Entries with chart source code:

_ _ _ _ _

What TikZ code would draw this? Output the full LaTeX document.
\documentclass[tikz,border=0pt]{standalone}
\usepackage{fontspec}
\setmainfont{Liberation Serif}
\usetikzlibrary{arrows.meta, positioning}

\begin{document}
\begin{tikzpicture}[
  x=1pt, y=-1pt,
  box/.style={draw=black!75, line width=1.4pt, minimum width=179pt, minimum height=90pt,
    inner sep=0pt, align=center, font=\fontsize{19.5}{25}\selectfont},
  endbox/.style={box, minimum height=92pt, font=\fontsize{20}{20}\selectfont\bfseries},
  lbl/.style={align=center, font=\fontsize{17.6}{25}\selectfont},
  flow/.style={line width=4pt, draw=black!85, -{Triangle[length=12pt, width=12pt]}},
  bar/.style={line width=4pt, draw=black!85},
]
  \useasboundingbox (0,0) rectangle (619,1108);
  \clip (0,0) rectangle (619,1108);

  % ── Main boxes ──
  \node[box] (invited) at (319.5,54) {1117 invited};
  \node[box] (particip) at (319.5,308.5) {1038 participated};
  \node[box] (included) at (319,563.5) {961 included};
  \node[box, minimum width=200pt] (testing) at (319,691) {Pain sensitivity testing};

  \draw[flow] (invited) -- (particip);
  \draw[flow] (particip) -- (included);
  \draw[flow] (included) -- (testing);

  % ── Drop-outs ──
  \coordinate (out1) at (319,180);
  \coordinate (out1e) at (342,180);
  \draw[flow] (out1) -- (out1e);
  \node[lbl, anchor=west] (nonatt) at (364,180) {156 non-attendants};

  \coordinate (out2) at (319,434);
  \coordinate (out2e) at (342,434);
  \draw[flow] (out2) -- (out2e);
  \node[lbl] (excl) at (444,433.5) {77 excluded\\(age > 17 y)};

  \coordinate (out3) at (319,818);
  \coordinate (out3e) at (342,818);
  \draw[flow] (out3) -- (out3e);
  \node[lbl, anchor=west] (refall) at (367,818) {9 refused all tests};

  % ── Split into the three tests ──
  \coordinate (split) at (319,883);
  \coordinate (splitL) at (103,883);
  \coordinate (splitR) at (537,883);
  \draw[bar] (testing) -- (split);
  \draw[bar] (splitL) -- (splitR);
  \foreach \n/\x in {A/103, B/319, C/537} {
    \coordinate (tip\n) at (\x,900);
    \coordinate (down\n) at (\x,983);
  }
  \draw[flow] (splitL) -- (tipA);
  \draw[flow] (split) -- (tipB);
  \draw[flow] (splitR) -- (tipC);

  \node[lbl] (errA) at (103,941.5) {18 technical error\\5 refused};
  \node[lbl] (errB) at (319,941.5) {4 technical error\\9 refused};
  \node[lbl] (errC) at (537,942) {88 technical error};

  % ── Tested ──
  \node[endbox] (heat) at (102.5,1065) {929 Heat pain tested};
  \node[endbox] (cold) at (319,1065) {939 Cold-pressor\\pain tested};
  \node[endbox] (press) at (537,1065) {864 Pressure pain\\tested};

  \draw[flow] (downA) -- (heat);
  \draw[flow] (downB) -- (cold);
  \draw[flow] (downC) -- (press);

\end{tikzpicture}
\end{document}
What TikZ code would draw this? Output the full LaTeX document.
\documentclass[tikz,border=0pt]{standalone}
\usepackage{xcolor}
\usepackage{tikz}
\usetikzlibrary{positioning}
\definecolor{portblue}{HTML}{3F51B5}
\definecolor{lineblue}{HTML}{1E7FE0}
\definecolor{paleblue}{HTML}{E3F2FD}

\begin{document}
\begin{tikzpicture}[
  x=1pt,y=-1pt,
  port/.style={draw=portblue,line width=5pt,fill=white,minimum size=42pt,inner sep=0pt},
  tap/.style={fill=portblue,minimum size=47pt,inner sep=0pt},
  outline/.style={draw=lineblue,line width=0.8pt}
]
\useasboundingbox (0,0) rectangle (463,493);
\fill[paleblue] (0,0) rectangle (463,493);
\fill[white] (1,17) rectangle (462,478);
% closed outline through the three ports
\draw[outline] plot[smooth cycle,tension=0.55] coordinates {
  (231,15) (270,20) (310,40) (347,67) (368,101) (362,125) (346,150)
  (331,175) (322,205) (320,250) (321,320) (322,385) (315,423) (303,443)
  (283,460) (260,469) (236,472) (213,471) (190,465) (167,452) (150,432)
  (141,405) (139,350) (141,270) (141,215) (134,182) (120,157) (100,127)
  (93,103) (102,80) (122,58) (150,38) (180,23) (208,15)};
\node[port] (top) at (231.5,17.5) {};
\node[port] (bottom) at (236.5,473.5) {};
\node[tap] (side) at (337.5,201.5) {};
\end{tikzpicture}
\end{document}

_ _ _ _ _

## Problem
Transcribe all lines as written.

## Written response
What TikZ code would draw this? Output the full LaTeX document.
\documentclass[tikz,border=0pt]{standalone}
\usepackage{fontspec}
\setmainfont{Liberation Serif}
\usetikzlibrary{arrows.meta, positioning}

\begin{document}
\begin{tikzpicture}[
  x=1pt, y=-1pt,
  box/.style={draw=black!75, line width=1.4pt, minimum width=179pt, minimum height=90pt,
    inner sep=0pt, align=center, font=\fontsize{19.5}{25}\selectfont},
  endbox/.style={box, minimum height=92pt, font=\fontsize{20}{20}\selectfont\bfseries},
  lbl/.style={align=center, font=\fontsize{17.6}{25}\selectfont},
  flow/.style={line width=4pt, draw=black!85, -{Triangle[length=12pt, width=12pt]}},
  bar/.style={line width=4pt, draw=black!85},
]
  \useasboundingbox (0,0) rectangle (619,1108);
  \clip (0,0) rectangle (619,1108);

  % ── Main boxes ──
  \node[box] (invited) at (319.5,54) {1117 invited};
  \node[box] (particip) at (319.5,308.5) {1038 participated};
  \node[box] (included) at (319,563.5) {961 included};
  \node[box, minimum width=200pt] (testing) at (319,691) {Pain sensitivity testing};

  \draw[flow] (invited) -- (particip);
  \draw[flow] (particip) -- (included);
  \draw[flow] (included) -- (testing);

  % ── Drop-outs ──
  \coordinate (out1) at (319,180);
  \coordinate (out1e) at (342,180);
  \draw[flow] (out1) -- (out1e);
  \node[lbl, anchor=west] (nonatt) at (364,180) {156 non-attendants};

  \coordinate (out2) at (319,434);
  \coordinate (out2e) at (342,434);
  \draw[flow] (out2) -- (out2e);
  \node[lbl] (excl) at (444,433.5) {77 excluded\\(age > 17 y)};

  \coordinate (out3) at (319,818);
  \coordinate (out3e) at (342,818);
  \draw[flow] (out3) -- (out3e);
  \node[lbl, anchor=west] (refall) at (367,818) {9 refused all tests};

  % ── Split into the three tests ──
  \coordinate (split) at (319,883);
  \coordinate (splitL) at (103,883);
  \coordinate (splitR) at (537,883);
  \draw[bar] (testing) -- (split);
  \draw[bar] (splitL) -- (splitR);
  \foreach \n/\x in {A/103, B/319, C/537} {
    \coordinate (tip\n) at (\x,900);
    \coordinate (down\n) at (\x,983);
  }
  \draw[flow] (splitL) -- (tipA);
  \draw[flow] (split) -- (tipB);
  \draw[flow] (splitR) -- (tipC);

  \node[lbl] (errA) at (103,941.5) {18 technical error\\5 refused};
  \node[lbl] (errB) at (319,941.5) {4 technical error\\9 refused};
  \node[lbl] (errC) at (537,942) {88 technical error};

  % ── Tested ──
  \node[endbox] (heat) at (102.5,1065) {929 Heat pain tested};
  \node[endbox] (cold) at (319,1065) {939 Cold-pressor\\pain tested};
  \node[endbox] (press) at (537,1065) {864 Pressure pain\\tested};

  \draw[flow] (downA) -- (heat);
  \draw[flow] (downB) -- (cold);
  \draw[flow] (downC) -- (press);

\end{tikzpicture}
\end{document}
What TikZ code would draw this? Output the full LaTeX document.
\documentclass[tikz,border=0pt]{standalone}
\usepackage{xcolor}
\usepackage{tikz}
\usetikzlibrary{positioning}
\definecolor{portblue}{HTML}{3F51B5}
\definecolor{lineblue}{HTML}{1E7FE0}
\definecolor{paleblue}{HTML}{E3F2FD}

\begin{document}
\begin{tikzpicture}[
  x=1pt,y=-1pt,
  port/.style={draw=portblue,line width=5pt,fill=white,minimum size=42pt,inner sep=0pt},
  tap/.style={fill=portblue,minimum size=47pt,inner sep=0pt},
  outline/.style={draw=lineblue,line width=0.8pt}
]
\useasboundingbox (0,0) rectangle (463,493);
\fill[paleblue] (0,0) rectangle (463,493);
\fill[white] (1,17) rectangle (462,478);
% closed outline through the three ports
\draw[outline] plot[smooth cycle,tension=0.55] coordinates {
  (231,15) (270,20) (310,40) (347,67) (368,101) (362,125) (346,150)
  (331,175) (322,205) (320,250) (321,320) (322,385) (315,423) (303,443)
  (283,460) (260,469) (236,472) (213,471) (190,465) (167,452) (150,432)
  (141,405) (139,350) (141,270) (141,215) (134,182) (120,157) (100,127)
  (93,103) (102,80) (122,58) (150,38) (180,23) (208,15)};
\node[port] (top) at (231.5,17.5) {};
\node[port] (bottom) at (236.5,473.5) {};
\node[tap] (side) at (337.5,201.5) {};
\end{tikzpicture}
\end{document}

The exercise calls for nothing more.